** To do **
Show all lines that include the string "size"; copy each one.

** Material provided **
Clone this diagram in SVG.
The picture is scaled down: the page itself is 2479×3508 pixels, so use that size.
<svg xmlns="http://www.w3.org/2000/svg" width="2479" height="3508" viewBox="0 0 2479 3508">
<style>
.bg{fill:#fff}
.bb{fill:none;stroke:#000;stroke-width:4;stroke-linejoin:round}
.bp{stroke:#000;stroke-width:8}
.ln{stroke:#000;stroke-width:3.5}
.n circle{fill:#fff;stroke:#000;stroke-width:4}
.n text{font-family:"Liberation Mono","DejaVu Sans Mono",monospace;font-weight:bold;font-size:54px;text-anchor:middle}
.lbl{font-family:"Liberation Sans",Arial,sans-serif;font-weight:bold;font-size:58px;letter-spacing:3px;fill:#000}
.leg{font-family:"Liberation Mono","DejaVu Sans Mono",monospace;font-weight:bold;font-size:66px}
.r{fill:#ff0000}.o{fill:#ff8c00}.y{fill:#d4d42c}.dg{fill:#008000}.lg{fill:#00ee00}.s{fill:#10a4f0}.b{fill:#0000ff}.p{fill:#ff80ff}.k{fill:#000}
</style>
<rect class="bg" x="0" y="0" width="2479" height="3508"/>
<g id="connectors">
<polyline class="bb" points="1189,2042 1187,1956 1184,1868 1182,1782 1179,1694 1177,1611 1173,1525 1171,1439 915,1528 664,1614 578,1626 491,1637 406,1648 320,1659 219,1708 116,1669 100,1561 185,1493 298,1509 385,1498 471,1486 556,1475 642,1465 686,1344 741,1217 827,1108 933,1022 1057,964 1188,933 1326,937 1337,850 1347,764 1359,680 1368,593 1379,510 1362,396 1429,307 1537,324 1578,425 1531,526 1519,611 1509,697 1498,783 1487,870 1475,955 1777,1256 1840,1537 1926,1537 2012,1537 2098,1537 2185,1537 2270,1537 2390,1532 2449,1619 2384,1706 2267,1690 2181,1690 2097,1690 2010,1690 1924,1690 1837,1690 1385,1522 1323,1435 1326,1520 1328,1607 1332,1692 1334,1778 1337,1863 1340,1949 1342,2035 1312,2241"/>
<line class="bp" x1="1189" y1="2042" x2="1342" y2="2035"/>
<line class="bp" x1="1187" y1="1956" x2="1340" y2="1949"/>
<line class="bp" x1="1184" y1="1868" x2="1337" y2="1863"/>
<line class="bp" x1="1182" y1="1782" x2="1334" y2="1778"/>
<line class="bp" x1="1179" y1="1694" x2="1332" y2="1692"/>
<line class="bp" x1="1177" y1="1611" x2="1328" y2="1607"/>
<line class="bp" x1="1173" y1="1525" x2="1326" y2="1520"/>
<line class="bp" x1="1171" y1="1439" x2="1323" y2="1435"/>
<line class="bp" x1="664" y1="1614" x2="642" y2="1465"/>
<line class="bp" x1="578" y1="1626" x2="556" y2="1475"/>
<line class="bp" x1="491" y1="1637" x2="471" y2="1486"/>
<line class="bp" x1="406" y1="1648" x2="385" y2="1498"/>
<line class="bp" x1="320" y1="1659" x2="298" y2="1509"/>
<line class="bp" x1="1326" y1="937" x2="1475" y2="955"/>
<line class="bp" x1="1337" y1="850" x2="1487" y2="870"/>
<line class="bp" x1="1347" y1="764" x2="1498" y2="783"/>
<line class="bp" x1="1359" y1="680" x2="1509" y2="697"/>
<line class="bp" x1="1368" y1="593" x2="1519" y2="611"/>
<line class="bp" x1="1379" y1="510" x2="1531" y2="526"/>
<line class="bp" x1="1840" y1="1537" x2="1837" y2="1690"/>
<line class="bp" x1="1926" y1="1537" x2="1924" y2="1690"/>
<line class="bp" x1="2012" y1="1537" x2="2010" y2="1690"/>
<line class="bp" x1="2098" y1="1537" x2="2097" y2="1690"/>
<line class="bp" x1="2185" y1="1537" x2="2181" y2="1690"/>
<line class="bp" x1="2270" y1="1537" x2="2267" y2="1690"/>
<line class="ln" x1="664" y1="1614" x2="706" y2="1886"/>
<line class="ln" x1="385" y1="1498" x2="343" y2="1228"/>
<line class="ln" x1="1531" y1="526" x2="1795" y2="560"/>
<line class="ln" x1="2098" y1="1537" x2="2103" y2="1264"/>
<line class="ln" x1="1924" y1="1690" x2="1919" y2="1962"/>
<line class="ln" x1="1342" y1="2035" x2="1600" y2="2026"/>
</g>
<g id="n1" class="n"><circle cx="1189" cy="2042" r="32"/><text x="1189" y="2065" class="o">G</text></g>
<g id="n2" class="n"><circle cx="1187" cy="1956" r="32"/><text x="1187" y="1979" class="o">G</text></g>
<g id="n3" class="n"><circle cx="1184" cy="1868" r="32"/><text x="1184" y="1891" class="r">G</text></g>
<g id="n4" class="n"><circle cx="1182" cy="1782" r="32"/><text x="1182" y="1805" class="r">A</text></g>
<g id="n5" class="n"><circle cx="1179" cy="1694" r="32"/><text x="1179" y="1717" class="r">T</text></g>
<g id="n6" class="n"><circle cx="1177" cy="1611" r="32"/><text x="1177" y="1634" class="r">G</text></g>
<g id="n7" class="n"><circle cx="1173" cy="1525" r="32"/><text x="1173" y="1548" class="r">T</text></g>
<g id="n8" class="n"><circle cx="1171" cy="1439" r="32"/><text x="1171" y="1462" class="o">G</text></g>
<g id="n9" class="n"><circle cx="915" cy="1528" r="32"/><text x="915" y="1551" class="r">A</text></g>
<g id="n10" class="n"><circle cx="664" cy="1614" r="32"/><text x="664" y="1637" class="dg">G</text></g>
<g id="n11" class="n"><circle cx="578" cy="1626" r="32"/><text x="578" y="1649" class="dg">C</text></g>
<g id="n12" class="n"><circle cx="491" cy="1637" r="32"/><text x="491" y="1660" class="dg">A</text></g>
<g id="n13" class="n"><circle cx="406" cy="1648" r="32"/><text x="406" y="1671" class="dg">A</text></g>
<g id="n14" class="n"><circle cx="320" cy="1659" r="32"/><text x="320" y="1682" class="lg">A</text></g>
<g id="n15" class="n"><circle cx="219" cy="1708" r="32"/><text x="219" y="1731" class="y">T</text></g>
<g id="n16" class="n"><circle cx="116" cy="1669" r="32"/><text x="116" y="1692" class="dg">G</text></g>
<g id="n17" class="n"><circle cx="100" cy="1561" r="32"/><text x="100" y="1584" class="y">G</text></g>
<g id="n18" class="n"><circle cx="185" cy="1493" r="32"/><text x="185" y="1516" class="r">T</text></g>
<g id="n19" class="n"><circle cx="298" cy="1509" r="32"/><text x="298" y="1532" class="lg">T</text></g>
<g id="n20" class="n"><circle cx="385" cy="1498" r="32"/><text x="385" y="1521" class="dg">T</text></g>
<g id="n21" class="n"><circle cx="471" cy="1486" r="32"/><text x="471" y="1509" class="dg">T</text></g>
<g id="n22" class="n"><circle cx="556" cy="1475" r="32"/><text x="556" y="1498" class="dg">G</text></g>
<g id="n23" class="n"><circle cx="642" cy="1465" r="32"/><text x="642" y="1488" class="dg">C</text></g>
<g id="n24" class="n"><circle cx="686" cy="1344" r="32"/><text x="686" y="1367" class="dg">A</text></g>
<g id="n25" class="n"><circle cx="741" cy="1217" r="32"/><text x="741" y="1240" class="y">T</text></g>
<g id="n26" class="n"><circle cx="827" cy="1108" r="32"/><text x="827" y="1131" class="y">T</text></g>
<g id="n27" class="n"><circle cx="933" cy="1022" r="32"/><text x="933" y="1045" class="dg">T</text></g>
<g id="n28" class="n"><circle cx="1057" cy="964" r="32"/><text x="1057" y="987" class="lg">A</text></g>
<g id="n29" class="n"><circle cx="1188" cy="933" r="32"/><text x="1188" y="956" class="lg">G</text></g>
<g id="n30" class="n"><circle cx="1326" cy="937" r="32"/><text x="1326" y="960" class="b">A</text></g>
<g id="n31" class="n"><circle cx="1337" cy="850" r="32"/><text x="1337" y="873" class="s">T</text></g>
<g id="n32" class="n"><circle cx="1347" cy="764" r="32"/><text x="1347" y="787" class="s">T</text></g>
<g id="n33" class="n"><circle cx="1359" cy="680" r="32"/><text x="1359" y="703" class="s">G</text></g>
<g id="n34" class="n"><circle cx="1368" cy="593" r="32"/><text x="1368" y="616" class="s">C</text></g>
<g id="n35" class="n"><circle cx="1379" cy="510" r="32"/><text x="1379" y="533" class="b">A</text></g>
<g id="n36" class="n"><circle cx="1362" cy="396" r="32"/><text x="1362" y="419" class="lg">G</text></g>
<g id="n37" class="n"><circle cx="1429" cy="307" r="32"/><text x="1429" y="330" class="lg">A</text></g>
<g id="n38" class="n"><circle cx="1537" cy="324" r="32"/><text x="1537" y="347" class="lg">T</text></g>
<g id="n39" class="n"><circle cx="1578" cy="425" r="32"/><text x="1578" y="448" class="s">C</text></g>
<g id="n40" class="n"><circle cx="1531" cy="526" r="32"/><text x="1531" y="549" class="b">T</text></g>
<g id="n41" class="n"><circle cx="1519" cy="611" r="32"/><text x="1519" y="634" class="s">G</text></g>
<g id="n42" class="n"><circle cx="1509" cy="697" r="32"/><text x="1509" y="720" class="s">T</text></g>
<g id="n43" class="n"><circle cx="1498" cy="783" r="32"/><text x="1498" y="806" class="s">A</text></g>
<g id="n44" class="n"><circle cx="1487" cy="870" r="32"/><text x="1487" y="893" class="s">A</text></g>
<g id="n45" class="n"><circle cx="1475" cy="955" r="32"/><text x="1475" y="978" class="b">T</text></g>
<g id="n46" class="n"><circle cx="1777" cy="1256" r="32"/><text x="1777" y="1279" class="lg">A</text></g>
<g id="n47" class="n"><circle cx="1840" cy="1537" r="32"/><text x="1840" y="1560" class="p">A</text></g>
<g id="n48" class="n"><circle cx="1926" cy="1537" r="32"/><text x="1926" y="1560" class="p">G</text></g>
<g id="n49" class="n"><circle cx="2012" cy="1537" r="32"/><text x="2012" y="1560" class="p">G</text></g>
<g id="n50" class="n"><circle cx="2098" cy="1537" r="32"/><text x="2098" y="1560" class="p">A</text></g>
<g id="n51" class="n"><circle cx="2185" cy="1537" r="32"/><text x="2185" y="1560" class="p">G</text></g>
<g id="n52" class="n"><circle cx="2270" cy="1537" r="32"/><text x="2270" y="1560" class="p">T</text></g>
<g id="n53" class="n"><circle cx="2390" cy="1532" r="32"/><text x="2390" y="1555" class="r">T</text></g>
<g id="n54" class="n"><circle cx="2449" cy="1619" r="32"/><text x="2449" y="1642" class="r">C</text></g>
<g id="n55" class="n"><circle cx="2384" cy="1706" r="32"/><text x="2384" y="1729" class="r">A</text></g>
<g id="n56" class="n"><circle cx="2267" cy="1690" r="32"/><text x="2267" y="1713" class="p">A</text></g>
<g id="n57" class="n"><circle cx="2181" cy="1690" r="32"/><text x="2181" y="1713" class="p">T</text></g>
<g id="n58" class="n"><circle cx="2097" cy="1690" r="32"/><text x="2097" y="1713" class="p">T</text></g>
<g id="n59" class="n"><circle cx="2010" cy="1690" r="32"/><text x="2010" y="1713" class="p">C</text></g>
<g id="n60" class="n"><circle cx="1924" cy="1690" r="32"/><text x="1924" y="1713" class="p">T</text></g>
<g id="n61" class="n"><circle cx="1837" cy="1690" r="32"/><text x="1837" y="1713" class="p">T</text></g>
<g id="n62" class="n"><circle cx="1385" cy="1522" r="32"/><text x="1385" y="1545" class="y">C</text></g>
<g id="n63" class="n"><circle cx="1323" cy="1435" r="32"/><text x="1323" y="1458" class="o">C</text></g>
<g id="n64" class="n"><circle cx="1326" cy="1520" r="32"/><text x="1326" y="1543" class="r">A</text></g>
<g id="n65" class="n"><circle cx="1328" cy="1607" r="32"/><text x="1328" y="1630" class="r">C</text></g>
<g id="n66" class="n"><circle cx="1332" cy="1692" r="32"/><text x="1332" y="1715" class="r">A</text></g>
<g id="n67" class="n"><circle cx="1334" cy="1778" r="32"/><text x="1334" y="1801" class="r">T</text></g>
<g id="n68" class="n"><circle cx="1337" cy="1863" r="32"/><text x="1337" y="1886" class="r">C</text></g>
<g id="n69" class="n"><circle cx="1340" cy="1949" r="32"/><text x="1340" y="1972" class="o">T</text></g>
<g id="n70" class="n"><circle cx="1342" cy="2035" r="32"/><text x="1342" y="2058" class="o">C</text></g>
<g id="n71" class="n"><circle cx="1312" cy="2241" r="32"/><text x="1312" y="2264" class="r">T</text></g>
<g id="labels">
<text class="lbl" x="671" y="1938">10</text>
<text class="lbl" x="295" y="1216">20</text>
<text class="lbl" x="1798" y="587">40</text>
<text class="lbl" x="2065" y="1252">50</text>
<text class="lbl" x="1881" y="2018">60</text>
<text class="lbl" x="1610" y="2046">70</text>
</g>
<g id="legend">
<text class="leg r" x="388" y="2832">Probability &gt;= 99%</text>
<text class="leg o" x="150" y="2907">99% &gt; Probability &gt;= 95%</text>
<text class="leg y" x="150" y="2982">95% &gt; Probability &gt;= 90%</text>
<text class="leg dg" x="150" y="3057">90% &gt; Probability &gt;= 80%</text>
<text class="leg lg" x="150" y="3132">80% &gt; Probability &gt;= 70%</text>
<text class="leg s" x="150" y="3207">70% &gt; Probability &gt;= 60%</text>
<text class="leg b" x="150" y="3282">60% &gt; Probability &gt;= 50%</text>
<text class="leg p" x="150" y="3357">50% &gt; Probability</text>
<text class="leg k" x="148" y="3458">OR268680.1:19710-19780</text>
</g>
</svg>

** Exercise result **
The picture is scaled down: the page itself is 2479×3508 pixels, so use that size.
.n text{font-family:"Liberation Mono","DejaVu Sans Mono",monospace;font-weight:bold;font-size:54px;text-anchor:middle}
.lbl{font-family:"Liberation Sans",Arial,sans-serif;font-weight:bold;font-size:58px;letter-spacing:3px;fill:#000}
.leg{font-family:"Liberation Mono","DejaVu Sans Mono",monospace;font-weight:bold;font-size:66px}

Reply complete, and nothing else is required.